Just checked it out, saved it as a matter of fact. Only real problem I have with it, at first glance, and tweaking it to my own concept is that I have a real problem with feats in 3e. Suddenly, you can do a whole lot more today than you could yesterday. Now I understand I can 0 rule training for feats but I'm still not clear on why feats and skills should be differentiated other than skills make sense to me and feats don't. Am I conducting a pointless sematics battle with myself? Could I call all new or improved capabilities skills? :(
 

Master of Monkeys said:
Since I am the only one here, I am thinking, you guys are waiting for more work, so I will add a little more.

The house rule forum is slower, yes, but that doesn't mean nothing happens, remember some of us have to sleep, once in a while, check where I live.

The system I'm working on is a system with trainable abilities, skills, and feats.

Let me explain.
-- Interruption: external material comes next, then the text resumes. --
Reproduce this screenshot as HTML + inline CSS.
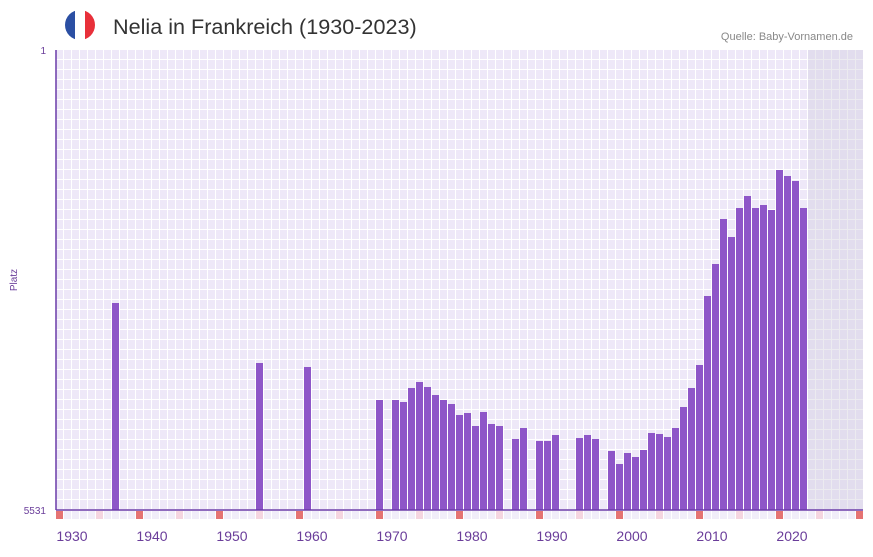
<!DOCTYPE html>
<html><head><meta charset="utf-8"><style>
body{margin:0;background:#fff;width:873px;height:552px;overflow:hidden;font-family:"Liberation Sans",sans-serif}
</style></head><body>
<svg width="873" height="552" xmlns="http://www.w3.org/2000/svg">
<defs>
<pattern id="g" x="56" y="50" width="8" height="10" patternUnits="userSpaceOnUse">
<rect width="8" height="10" fill="#fff"/><rect width="7" height="9" fill="#eee8f8"/></pattern>
<pattern id="g2" x="56" y="50" width="8" height="10" patternUnits="userSpaceOnUse">
<rect width="8" height="10" fill="#ecebf0"/><rect width="7" height="9" fill="#e2ddee"/></pattern>
<clipPath id="c"><circle cx="80" cy="25" r="15"/></clipPath>
</defs>
<g clip-path="url(#c)"><rect x="65" y="10" width="10" height="30" fill="#2b4fa3"/><rect x="75" y="10" width="10" height="30" fill="#fff"/><rect x="85" y="10" width="10" height="30" fill="#e8303a"/></g>
<text x="113" y="34" font-size="21.6" fill="#333">Nelia in Frankreich (1930-2023)</text>
<text x="853" y="40" font-size="11" fill="#888" text-anchor="end">Quelle: Baby-Vornamen.de</text>
<rect x="56" y="50" width="752" height="460" fill="url(#g)"/>
<rect x="808" y="50" width="55" height="460" fill="url(#g2)"/>
<g id="bars" fill="#8e56c8"></g>
<g id="mk"></g>
<line x1="56" y1="50" x2="56" y2="510" stroke="#6a3aa8" stroke-width="1.5"/>
<line x1="56" y1="510" x2="863" y2="510" stroke="#6a3aa8" stroke-width="1.5"/>
<text x="46" y="54" font-size="10" fill="#6a3d9a" text-anchor="end">1</text>
<text x="46" y="514" font-size="10" fill="#6a3d9a" text-anchor="end">5531</text>
<text x="17" y="280" font-size="10" fill="#6a3d9a" text-anchor="middle" transform="rotate(-90 17 280)">Platz</text>
<g id="xl" font-size="14" fill="#6a3d9a" text-anchor="middle"></g>
</svg>
<script>
var r={1935:303,1953:363,1959:367,1968:400,1970:400,1971:402,1972:388,1973:382,1974:387,1975:395,1976:400,1977:404,1978:415,1979:413,1980:426,1981:412,1982:424,1983:426,1985:439,1986:428,1988:441,1989:441,1990:435,1993:438,1994:435,1995:439,1997:451,1998:464,1999:453,2000:457,2001:450,2002:433,2003:434,2004:437,2005:428};
var recent=[407,388,365,296,264,219,237,208,196,208,205,210,170,176,181,208];
for(var i=0;i<recent.length;i++)r[2006+i]=recent[i];
var s="";
for(var k in r){var x=56+(k-1928)*8;s+='<rect x="'+x+'" y="'+r[k]+'" width="7" height="'+(510-r[k])+'"/>';}
document.getElementById('bars').innerHTML=s;
var m="";for(var y=1928;y<=2028;y++){var x=56+(y-1928)*8;if(x>856)break;var c=(y-1928)%10==0?"#e57373":((y-1928)%5==0?"#f5d5e0":"#f1edf9");m+='<rect x="'+x+'" y="511" width="7" height="8" fill="'+c+'"/>';}
document.getElementById('mk').innerHTML=m;
var t="";for(var y=1930;y<=2020;y+=10){t+='<text x="'+(56+(y-1928)*8)+'" y="541">'+y+'</text>';}
document.getElementById('xl').innerHTML=t;
</script>
</body></html>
I have currently a fighting (armed, ranged and unarmed), sorcerory, wizardry, divine, channeling, and saving (fort, reflex, and will) abilities. More could be added.

Each of these abilities have a range from level 0 equaling no ability to 20 highest standard, could easily be scaled up further. You have to buy access to the abilities you want first, then improve at a max of one every level thereafter.

The HD question is solved by given a set number of HPs insted of a HD for each of the different abilities.

I should also note that I work with progessive costs, that is a ability costs 1 point to raise it from level 0 to 1, 2 pts from 1 to 2, etc. This is to maintain the "multiclassing" feel, if you have numreous abilities, it's hard to stay focused.